Concrètement, et malgré votre défiance, l’IA a-t-elle déjà fait irrémédiablement évoluer votre méthode de travail ?
Gwenola Wagon et Stéphane Degoutin : Nous aimerions éviter de travailler avec l’IA. Dans l’absolu, nous préférerions peindre à l’aquarelle ou faire du yoga. Mais dans la réalité, il est certain que nous allons continuer d’explorer cela, tout simplement parce que cela pose question. De la même manière que nous préférerions ne pas nous intéresser à Donald Trump, Vladimir Poutine, Alibaba, Amazon ou Uber – mais nous n’avons pas vraiment le choix. Il est très difficile de ne pas s’interroger sur la guerre, même si notre pouvoir pour l’arrêter est nul. Il est très difficile de ne pas chercher à comprendre les derniers développements des pieuvres techno-oligarchiques, même si elles nous dépassent.

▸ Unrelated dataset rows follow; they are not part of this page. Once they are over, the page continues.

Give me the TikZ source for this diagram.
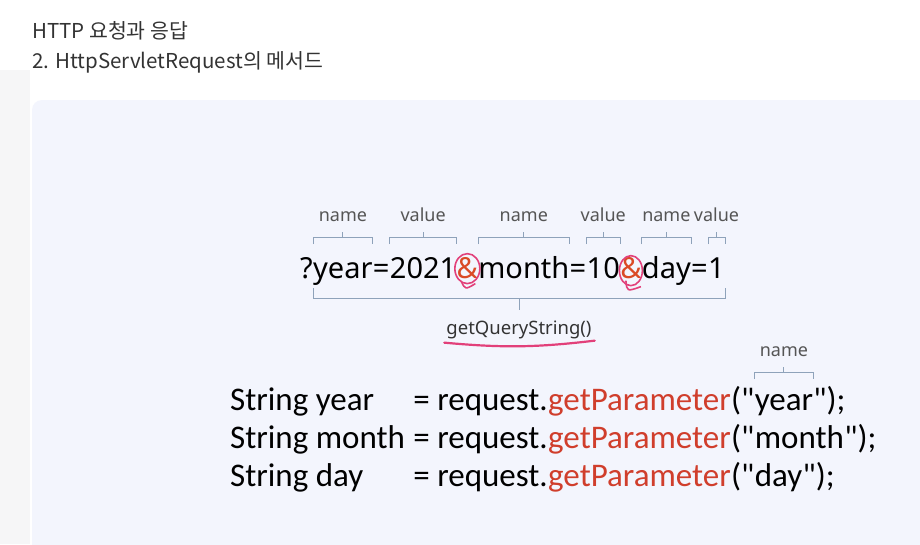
\documentclass[tikz,border=0pt]{standalone}
\usepackage{fontspec}
\usepackage{xcolor}
\usetikzlibrary{positioning,calc}
\setmainfont{Noto Sans}
\newfontfamily\krfont{Noto Sans CJK KR}
\newfontfamily\codefont{Carlito}
\definecolor{panel}{HTML}{F3F5FD}
\definecolor{strip}{HTML}{F6F6F7}
\definecolor{bracecol}{HTML}{8EA2BA}
\definecolor{method}{HTML}{D03E2C}
\definecolor{amp}{HTML}{DA4A26}
\definecolor{ringcol}{HTML}{E2407A}
\definecolor{titlegray}{HTML}{333333}
\definecolor{labelgray}{HTML}{555555}

% bracket over nodes #1..#2, bar at y=#3, label #4
\newcommand{\topbrace}[4]{%
  \draw[brk] (#1.west |- 0,#3+7) -- (#1.west |- 0,#3) -- (#2.east |- 0,#3) -- (#2.east |- 0,#3+7);
  \draw[brk] ($(#1.west |- 0,#3)!.5!(#2.east |- 0,#3)$) -- ++(0,-5) coordinate (tip)
    ++(0,-11) node[lbl, anchor=base] {#4};
}

\begin{document}
\begin{tikzpicture}[x=1pt, y=-1pt,
    qtext/.style={font=\fontsize{29}{32}\selectfont, inner sep=0pt, anchor=base west},
    code/.style={font=\codefont\fontsize{33}{36}\selectfont, inner sep=0pt, anchor=base west},
    lbl/.style={font=\fontsize{18}{20}\selectfont, text=labelgray, inner sep=0pt},
    ttl/.style={font=\krfont\fontsize{20.5}{22}\selectfont, text=titlegray, inner sep=0pt, anchor=base west},
    brk/.style={draw=bracecol, line width=0.9pt},
    ring/.style={draw=ringcol, line width=1.6pt},
    uline/.style={draw=ringcol, line width=2.2pt, line cap=round}]
  \useasboundingbox (0,0) rectangle (920,544);

  % Background
  \fill[white] (0,0) rectangle (920,544);
  \fill[strip] (0,70) rectangle (30,544);
  \fill[panel, rounded corners=10pt] (32,100) rectangle (940,570);

  % Title
  \node[ttl] (t1) at (32,38) {HTTP 요청과 응답};
  \node[ttl] (t2) at (32,68) {2. HttpServletRequest의 메서드};

  % Query string
  \node[qtext] (q) at (300,278) {?};
  \node[qtext, base right=0pt of q] (k1) {year};
  \node[qtext, base right=0pt of k1] (e1) {=};
  \node[qtext, base right=0pt of e1] (v1) {2021};
  \node[qtext, text=amp, base right=0pt of v1] (amp1) {\&};
  \node[qtext, base right=0pt of amp1] (k2) {month};
  \node[qtext, base right=0pt of k2] (e2) {=};
  \node[qtext, base right=0pt of e2] (v2) {10};
  \node[qtext, text=amp, base right=0pt of v2] (amp2) {\&};
  \node[qtext, base right=0pt of amp2] (k3) {day};
  \node[qtext, base right=0pt of k3] (e3) {=};
  \node[qtext, base right=0pt of e3] (v3) {1};

  % Rings round the ampersands
  \draw[ring] ([yshift=-1pt]amp1.center) ellipse [x radius=12.5, y radius=15];
  \draw[ring] ([shift={(-6,14)}]amp1.center) .. controls ([shift={(-2,22)}]amp1.center) .. ([shift={(8,16)}]amp1.center);
  \draw[ring] ([yshift=-3pt]amp2.center) ellipse [x radius=11.5, y radius=15];
  \draw[ring] ([shift={(-5,13)}]amp2.center) .. controls ([shift={(-4,24)}]amp2.center) .. ([shift={(10,19)}]amp2.center);

  % name / value brackets
  \topbrace{k1}{k1}{237}{name}
  \topbrace{v1}{v1}{237}{value}
  \topbrace{k2}{k2}{237}{name}
  \topbrace{v2}{v2}{237}{value}
  \topbrace{k3}{k3}{237}{name}
  \topbrace{v3}{v3}{237}{value}

  % Brace under the query string
  \draw[brk] (k1.west |- 0,288) -- (k1.west |- 0,298) -- (v3.east |- 0,298) -- (v3.east |- 0,288);
  \draw[brk] ($(k1.west |- 0,298)!.5!(v3.east |- 0,298)$) -- ++(0,12) coordinate (qtip);
  \node[lbl, font=\fontsize{18.5}{20}\selectfont, text=titlegray, anchor=base] (gqs) at (qtip |- 0,334) {getQueryString()};
  \draw[uline] ([shift={(-2,4)}]gqs.south west) to[bend right=6] ([shift={(3,2)}]gqs.south east);

  % Code lines
  \node[code] (d1) at (230,410) {String year};
  \node[code, anchor=base east] (r1) at (548,410) {= request.};
  \node[code, text=method, base right=0pt of r1] (m1) {getParameter};
  \node[code, base right=0pt of m1] (o1) {("};
  \node[code, base right=0pt of o1] (a1) {year};
  \node[code, base right=0pt of a1] (c1) {");};

  \node[code] (d2) at (230,448) {String month};
  \node[code, anchor=base east] (r2) at (548,448) {= request.};
  \node[code, text=method, base right=0pt of r2] (m2) {getParameter};
  \node[code, base right=0pt of m2] (o2) {("};
  \node[code, base right=0pt of o2] (a2) {month};
  \node[code, base right=0pt of a2] (c2) {");};

  \node[code] (d3) at (230,486) {String day};
  \node[code, anchor=base east] (r3) at (548,486) {= request.};
  \node[code, text=method, base right=0pt of r3] (m3) {getParameter};
  \node[code, base right=0pt of m3] (o3) {("};
  \node[code, base right=0pt of o3] (a3) {day};
  \node[code, base right=0pt of a3] (c3) {");};

  % name bracket over "year"
  \topbrace{a1}{a1}{372}{name}
\end{tikzpicture}
\end{document}
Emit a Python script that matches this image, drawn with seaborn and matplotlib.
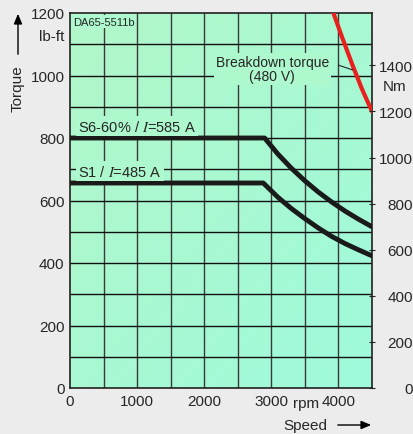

Il est très difficile de se retenir de jouer avec quelque chose d’aussi puissant que l’IA, surtout si ce qu’elle produit a de l’influence sur la manière de voir le monde et de vivre en société, et qu’on ne connaît pas encore vers quel avenir elle nous mène.
La production visuelle est clairement politique et, avec nos outils d’artistes, nous pouvons directement expérimenter ces technologies de production hégémonique d’images. Pour le moment, nous utilisons nos méthodes de travail habituelles en les appliquant aux IA, et cela semble produire quelque chose.